§ WHAT YOU ARE ASKED TO DO
From the first line of the listing below to the line with "False, True, False]", print each line exactly, and nothing more. Leave out the pictures.

━━━━━━━━━━━━━━━━━━━━

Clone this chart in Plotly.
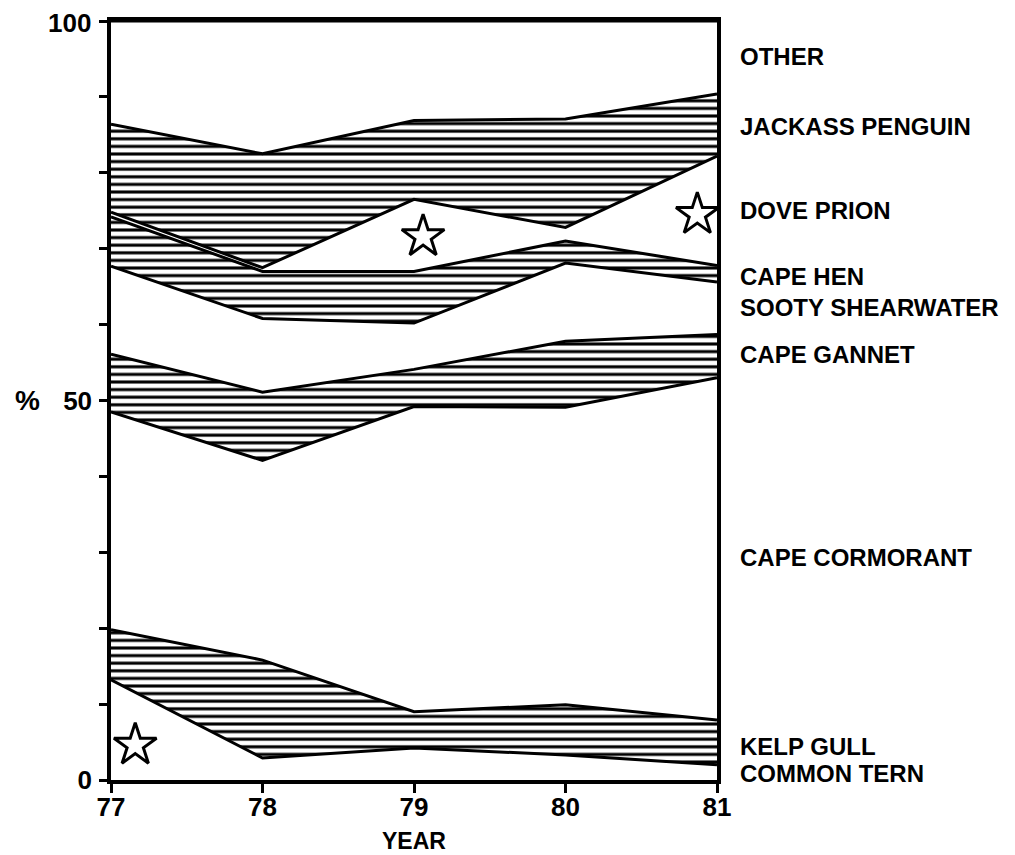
import plotly.graph_objects as go

years = [77, 78, 79, 80, 81]

# species percentages per year, stacked from the bottom up
species = ["COMMON TERN", "KELP GULL", "CAPE CORMORANT", "CAPE GANNET",
           "SOOTY SHEARWATER", "CAPE HEN", "DOVE PRION", "JACKASS PENGUIN", "OTHER"]
common_tern = [13.2, 2.9, 4.2, 3.3, 2.0]
kelp_gull = [6.6, 12.9, 4.8, 6.6, 5.9]
cape_cormorant = [28.7, 26.3, 40.2, 39.2, 45.1]
cape_gannet = [7.6, 9.0, 4.9, 8.7, 5.7]
sooty_shearwater = [11.6, 9.7, 6.1, 10.3, 6.9]
cape_hen = [6.5, 6.2, 6.8, 2.9, 2.2]
dove_prion = [0.6, 0.5, 9.5, 1.8, 14.4]
jackass_penguin = [11.6, 15.0, 10.4, 14.3, 8.2]
other = [13.6, 17.5, 13.1, 12.9, 9.6]

series = [common_tern, kelp_gull, cape_cormorant, cape_gannet, sooty_shearwater,
          cape_hen, dove_prion, jackass_penguin, other]
hatched = [False, True, False, True, False, True, False, True, False]

# stars marking small categories
star_x = [77.16, 79.06, 80.87]
star_y = [4.6, 71.6, 74.5]

# right-hand labels (y position in %)
label_text = ["OTHER", "JACKASS PENGUIN", "DOVE PRION", "CAPE HEN", "SOOTY SHEARWATER",
              "CAPE GANNET", "CAPE CORMORANT", "KELP GULL", "COMMON TERN"]
label_y = [95.3, 86.1, 75.0, 66.3, 62.3, 56.0, 29.3, 4.4, 0.9]

# y-axis ticks
ytickvals = [0, 10, 20, 30, 40, 50, 60, 70, 80, 90, 100]
yticktext = ["0", "", "", "", "", "50", "", "", "", "", ""]
ytop_label = "100"

FONT = "Liberation Sans"

fig = go.Figure()
for name, vals, h in zip(species, series, hatched):
    kw = dict(
        x=years, y=vals, name=name, mode="lines", stackgroup="one",
        line=dict(color="black", width=3, shape="linear"),
        fillcolor="white", hoverinfo="skip",
    )
    if h:
        kw["fillpattern"] = dict(shape="-", size=7.6, solidity=0.4,
                                 fgcolor="black", bgcolor="white", fillmode="replace")
    fig.add_trace(go.Scatter(**kw))

fig.add_trace(go.Scatter(
    x=star_x, y=star_y, mode="markers",
    marker=dict(symbol="star", size=32, color="white",
                line=dict(color="black", width=3)),
    hoverinfo="skip", showlegend=False,
))

for t, y in zip(label_text, label_y):
    fig.add_annotation(x=1.0, xref="paper", y=y, yref="y", text=t,
                       showarrow=False, xanchor="left", xshift=21,
                       font=dict(family=FONT, size=24, color="black", weight="bold"))

fig.add_annotation(x=0, xref="paper", y=50, yref="y", text="%", showarrow=False,
                   xanchor="center", xshift=-84,
                   font=dict(family=FONT, size=28, color="black", weight="bold"))

fig.add_annotation(x=0, xref="paper", y=1, yref="paper", text=ytop_label, showarrow=False,
                   xanchor="right", yanchor="top", xshift=-19, yshift=14,
                   borderpad=0,
                   font=dict(family=FONT, size=26, color="black", weight="bold"))

fig.add_annotation(x=0.5, xref="paper", y=0, yref="paper", text="YEAR", showarrow=False,
                   xanchor="center", yanchor="middle", yshift=-61,
                   font=dict(family=FONT, size=23, color="black", weight="bold"))

tickfont = dict(family=FONT, size=26, color="black", weight="bold")

fig.update_layout(
    width=1015, height=855,
    margin=dict(l=103, r=306, t=13, b=83),
    paper_bgcolor="white", plot_bgcolor="white",
    showlegend=False,
    font=dict(family=FONT, size=25, color="black"),
    xaxis=dict(
        range=[77, 81], tickvals=years, ticktext=[str(v) for v in years],
        ticks="outside", ticklen=9, tickwidth=3, tickcolor="black",
        showline=True, linewidth=3.5, linecolor="black", mirror=True,
        showgrid=False, zeroline=False, automargin=False,
        tickfont=tickfont, ticklabelstandoff=-8, ticklabeloverflow="allow",
    ),
    yaxis=dict(
        range=[0, 100], tickvals=ytickvals, ticktext=yticktext,
        ticks="outside", ticklen=8, tickwidth=3, tickcolor="black",
        showline=True, linewidth=3.5, linecolor="black", mirror=True,
        showgrid=False, zeroline=False, automargin=False,
        tickfont=tickfont, ticklabelstandoff=2, ticklabeloverflow="allow",
    ),
)

fig.write_html("out.html")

━━━━━━━━━━━━━━━━━━━━

§ TASK RESPONSE
Clone this chart in Plotly.
import plotly.graph_objects as go

years = [77, 78, 79, 80, 81]

# species percentages per year, stacked from the bottom up
species = ["COMMON TERN", "KELP GULL", "CAPE CORMORANT", "CAPE GANNET",
           "SOOTY SHEARWATER", "CAPE HEN", "DOVE PRION", "JACKASS PENGUIN", "OTHER"]
common_tern = [13.2, 2.9, 4.2, 3.3, 2.0]
kelp_gull = [6.6, 12.9, 4.8, 6.6, 5.9]
cape_cormorant = [28.7, 26.3, 40.2, 39.2, 45.1]
cape_gannet = [7.6, 9.0, 4.9, 8.7, 5.7]
sooty_shearwater = [11.6, 9.7, 6.1, 10.3, 6.9]
cape_hen = [6.5, 6.2, 6.8, 2.9, 2.2]
dove_prion = [0.6, 0.5, 9.5, 1.8, 14.4]
jackass_penguin = [11.6, 15.0, 10.4, 14.3, 8.2]
other = [13.6, 17.5, 13.1, 12.9, 9.6]

series = [common_tern, kelp_gull, cape_cormorant, cape_gannet, sooty_shearwater,
          cape_hen, dove_prion, jackass_penguin, other]
hatched = [False, True, False, True, False, True, False, True, False]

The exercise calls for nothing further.